Over the weekend, Ms. Simpson sat at her dining room table and recorded all the things her students had written down. On Monday morning, Ms. Simpson handed each student the individual list she compiled and gave them a few minutes to read it. All the students beamed large smiles as they read what their classmates had said about them. Ms. Simpson was glad she had used the exercise to fill up time on a Friday afternoon.
She never mentioned this assignment again and never knew if the students discussed their papers after class or even shared them with their parents. The school year ended and all of her students moved on. For some reason, she never found the time or had the desire to repeat that exercise with any subsequent classes.
Several years passed when Ms. Simpson learned one of her former students was killed in Afghanistan and she decided to attend his funeral. The church was packed with family and friends and many, including Ms. Simpson, walked up to the casket to pay their last respects.
Following the funeral service, a luncheon was served in the church basement and Ms. Simpson decided to attend. Just as she finished her lunch, Mark's mother and father walked over to her. Mark's mom said, "We’d like to thank you for coming and we want to show you something." Mark's father took out his wallet. He carefully removed two worn pieces of paper that had been folded and refolded numerous times and were now covered in several layers of scotch tape.

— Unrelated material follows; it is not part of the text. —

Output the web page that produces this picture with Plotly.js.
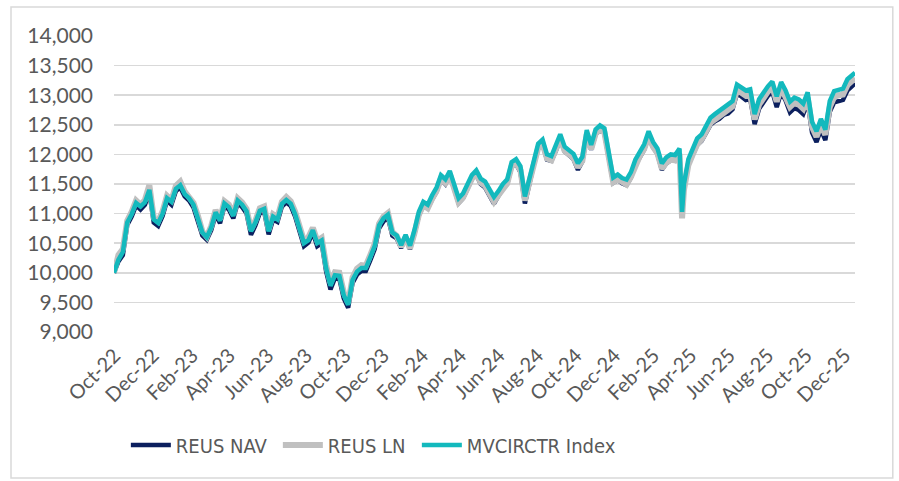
<!DOCTYPE html>
<html>
<head>
<meta charset="utf-8">
<script src="https://cdn.plot.ly/plotly-3.0.1.min.js"></script>
<style>
html,body{margin:0;padding:0;background:#fff;}
#chart{width:899px;height:481px;}
</style>
</head>
<body>
<div id="chart"></div>
<script>
var dates = [
"2022-09-30","2022-10-07","2022-10-14","2022-10-21","2022-10-28","2022-11-04","2022-11-11","2022-11-18","2022-11-25","2022-12-02",
"2022-12-09","2022-12-16","2022-12-23","2022-12-30","2023-01-06","2023-01-13","2023-01-20","2023-01-27","2023-02-03","2023-02-10",
"2023-02-17","2023-02-24","2023-03-03","2023-03-10","2023-03-17","2023-03-24","2023-03-31","2023-04-07","2023-04-14","2023-04-21",
"2023-04-28","2023-05-05","2023-05-12","2023-05-19","2023-05-26","2023-06-02","2023-06-09","2023-06-16","2023-06-23","2023-06-30",
"2023-07-07","2023-07-14","2023-07-21","2023-07-28","2023-08-04","2023-08-11","2023-08-18","2023-08-25","2023-09-01","2023-09-08",
"2023-09-15","2023-09-22","2023-09-29","2023-10-06","2023-10-13","2023-10-20","2023-10-27","2023-11-03","2023-11-10","2023-11-17",
"2023-11-24","2023-12-01","2023-12-08","2023-12-15","2023-12-22","2023-12-29","2024-01-05","2024-01-12","2024-01-19","2024-01-26",
"2024-02-02","2024-02-09","2024-02-16","2024-02-23","2024-03-01","2024-03-08","2024-03-15","2024-03-22","2024-03-29","2024-04-05",
"2024-04-12","2024-04-19","2024-04-26","2024-05-03","2024-05-10","2024-05-17","2024-05-24","2024-05-31","2024-06-07","2024-06-14",
"2024-06-21","2024-06-28","2024-07-05","2024-07-12","2024-07-19","2024-07-26","2024-08-02","2024-08-09","2024-08-16","2024-08-23",
"2024-08-30","2024-09-06","2024-09-13","2024-09-20","2024-09-27","2024-10-04","2024-10-11","2024-10-18","2024-10-25","2024-11-01",
"2024-11-08","2024-11-15","2024-11-22","2024-11-29","2024-12-06","2024-12-13","2024-12-20","2024-12-27","2025-01-03","2025-01-10",
"2025-01-17","2025-01-24","2025-01-31","2025-02-07","2025-02-14","2025-02-21","2025-02-28","2025-03-07","2025-03-14",
"2025-03-18",
"2025-03-21","2025-03-28","2025-04-04","2025-04-11","2025-04-18","2025-04-25","2025-05-02","2025-05-09","2025-05-16","2025-05-23",
"2025-05-30","2025-06-06","2025-06-13","2025-06-20","2025-06-27","2025-07-04","2025-07-11","2025-07-18","2025-07-25","2025-08-01",
"2025-08-08","2025-08-15","2025-08-22","2025-08-29","2025-09-05","2025-09-12","2025-09-19","2025-09-26","2025-10-03","2025-10-10",
"2025-10-17","2025-10-24","2025-10-31","2025-11-07","2025-11-14","2025-11-21","2025-11-28","2025-12-05","2025-12-12","2025-12-17"
];

var reusNav = [
10000,10190,10300,10810,10950,11140,11070,11150,11360,10850,
10790,10960,11220,11150,11380,11440,11290,11220,11100,10880,
10630,10560,10720,10980,10840,11130,11070,10920,11180,11110,
11000,10640,10800,11010,11030,10650,10900,10860,11120,11190,
11130,10950,10700,10450,10510,10680,10450,10500,10030,9720,
9910,9900,9570,9410,9830,9970,10030,10030,10210,10400,
10750,10870,10930,10630,10580,10420,10590,10400,10660,10970,
11130,11090,11240,11370,11580,11500,11650,11410,11180,11260,
11410,11580,11660,11500,11440,11300,11170,11300,11420,11500,
11790,11840,11700,11170,11520,11820,12100,12170,11910,11890,
12060,12260,12050,11980,11920,11740,11880,12330,12080,12340,
12410,12360,11910,11520,11570,11510,11480,11610,11820,11960,
12080,12300,12120,12010,11740,11850,11900,11890,12000,
10950,
11420,11830,12000,12160,12230,12360,12500,12560,12600,12670,
12690,12760,13030,12980,12920,12940,12510,12770,12890,12990,
13060,12800,13050,12910,12710,12780,12750,12680,12880,12370,
12210,12420,12240,12720,12880,12910,12920,13080,13140,13200
];

var reusLn = [
10000,10300,10400,10880,11030,11220,11150,11230,11480,10930,
10870,11040,11300,11230,11470,11540,11370,11290,11180,10960,
10700,10610,10790,11060,10910,11210,11150,10990,11260,11190,
11080,10730,10880,11090,11120,10730,10990,10940,11200,11280,
11210,11030,10780,10540,10600,10760,10540,10590,10130,9830,
10010,10000,9670,9490,9920,10070,10130,10120,10300,10490,
10830,10950,11010,10690,10620,10440,10600,10410,10670,10980,
11140,11090,11250,11380,11590,11520,11660,11420,11190,11270,
11420,11590,11670,11520,11470,11330,11200,11310,11430,11510,
11800,11850,11730,11220,11530,11830,12110,12180,11930,11900,
12070,12270,12060,11990,11940,11780,11890,12340,12090,12350,
12420,12370,11920,11530,11580,11520,11490,11620,11830,11970,
12090,12310,12130,12020,11760,11860,11910,11900,12010,
10920,
11400,11820,12000,12170,12250,12380,12530,12590,12640,12710,
12740,12810,13090,13040,12990,13010,12590,12840,12960,13060,
13140,12890,13130,12990,12800,12870,12840,12770,12960,12460,
12300,12510,12330,12800,12970,13000,13010,13170,13230,13290
];

var mvcirctr = [
10000,10220,10350,10850,10990,11180,11120,11190,11400,10900,
10840,11000,11260,11200,11420,11480,11330,11260,11150,10930,
10680,10600,10760,11020,10880,11170,11110,10960,11220,11150,
11040,10700,10850,11050,11080,10700,10950,10900,11165,11230,
11170,10990,10740,10500,10550,10720,10500,10546,10080,9780,
9960,9950,9620,9460,9880,10020,10080,10080,10260,10450,
10800,10920,10980,10680,10630,10470,10640,10460,10720,11030,
11200,11150,11310,11440,11650,11580,11720,11480,11260,11340,
11480,11650,11730,11590,11540,11400,11280,11380,11500,11580,
11870,11920,11800,11290,11600,11900,12180,12250,12000,11970,
12140,12340,12130,12060,12010,11850,11960,12410,12160,12420,
12490,12440,12000,11610,11660,11600,11575,11700,11910,12050,
12170,12390,12210,12100,11850,11950,12000,11990,12100,
11030,
11500,11920,12100,12270,12340,12470,12620,12680,12730,12800,
12830,12900,13180,13130,13080,13100,12680,12930,13050,13150,
13230,12980,13220,13080,12890,12960,12930,12860,13050,12550,
12390,12600,12420,12900,13070,13100,13110,13270,13330,13380
];

var seriesNames = ["REUS NAV", "REUS LN", "MVCIRCTR Index"];
var seriesColors = ["#0b1f5e", "#c0c0c0", "#13b9bd"];
var seriesWidths = [4.5, 6, 4.5];
var legendWidths = [97, 84, 220];
var seriesValues = [reusNav, reusLn, mvcirctr];

var traces = seriesValues.map(function (vals, i) {
  return {
    type: "scatter",
    mode: "lines",
    x: dates,
    y: vals,
    name: seriesNames[i],
    legendwidth: legendWidths[i],
    line: {color: seriesColors[i], width: seriesWidths[i], shape: "linear"},
    hoverinfo: "x+y+name"
  };
});

var tickFont = {family: "Lato, 'Open Sans', sans-serif", size: 21, color: "#595959"};

var layout = {
  width: 899,
  height: 481,
  margin: {l: 114, r: 44, t: 36, b: 149, pad: 0},
  paper_bgcolor: "#ffffff",
  plot_bgcolor: "#ffffff",
  showlegend: true,
  legend: {
    orientation: "h",
    x: 0.016,
    xanchor: "left",
    y: -0.382,
    yanchor: "middle",
    itemwidth: 40,
    font: {family: "'DejaVu Sans Condensed', 'DejaVu Sans', sans-serif", size: 20, color: "#595959", stretch: "condensed"},
    bgcolor: "rgba(0,0,0,0)",
    traceorder: "normal"
  },
  xaxis: {
    type: "date",
    range: ["2022-09-30", "2025-12-17"],
    tick0: "2022-10-01",
    dtick: "M2",
    tickformat: "%b-%y",
    tickangle: -45,
    tickfont: {family: "Lato, 'Open Sans', sans-serif", size: 20, color: "#595959"},
    ticklabelstandoff: 7,
    showgrid: false,
    zeroline: false,
    showline: false,
    ticks: "",
    fixedrange: true
  },
  yaxis: {
    range: [9000, 14000],
    dtick: 500,
    tick0: 9000,
    tickformat: ",d",
    tickfont: tickFont,
    showgrid: true,
    gridcolor: "#d9d9d9",
    gridwidth: 1.5,
    zeroline: false,
    showline: false,
    ticks: "",
    ticklabelstandoff: 20,
    fixedrange: true
  },
  shapes: [{
    type: "rect",
    xref: "paper", yref: "paper",
    x0: -0.139, x1: 1.051, y0: -0.493, y1: 1.098,
    line: {color: "#d9d9d9", width: 1.5},
    fillcolor: "rgba(0,0,0,0)",
    layer: "below"
  }]
};

Plotly.newPlot("chart", traces, layout, {displayModeBar: false, staticPlot: true});
</script>
</body>
</html>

He said, "They found this on Mark when he was killed. We thought you might recognize it." Ms. Simpson immediately knew what those two pieces of paper were. They were the papers on which she listed all the good things Mark's classmates had said about him.
Soon several of Ms. Simpson's former students, the classmates of Mark who also attended the luncheon, came forward and gathered around her. Charlie smiled sheepishly and was the first to speak, "I still have my list, Ms. Simpson. It's in the top drawer of my dresser at home. I look at it almost every night before I go to bed."
Having a lasting impact on those we meet in life is easier than most of us think. Once in awhile we need to take time out of our busy schedule to point out the nice things we see in those around us, the ones we work with and the ones we serve.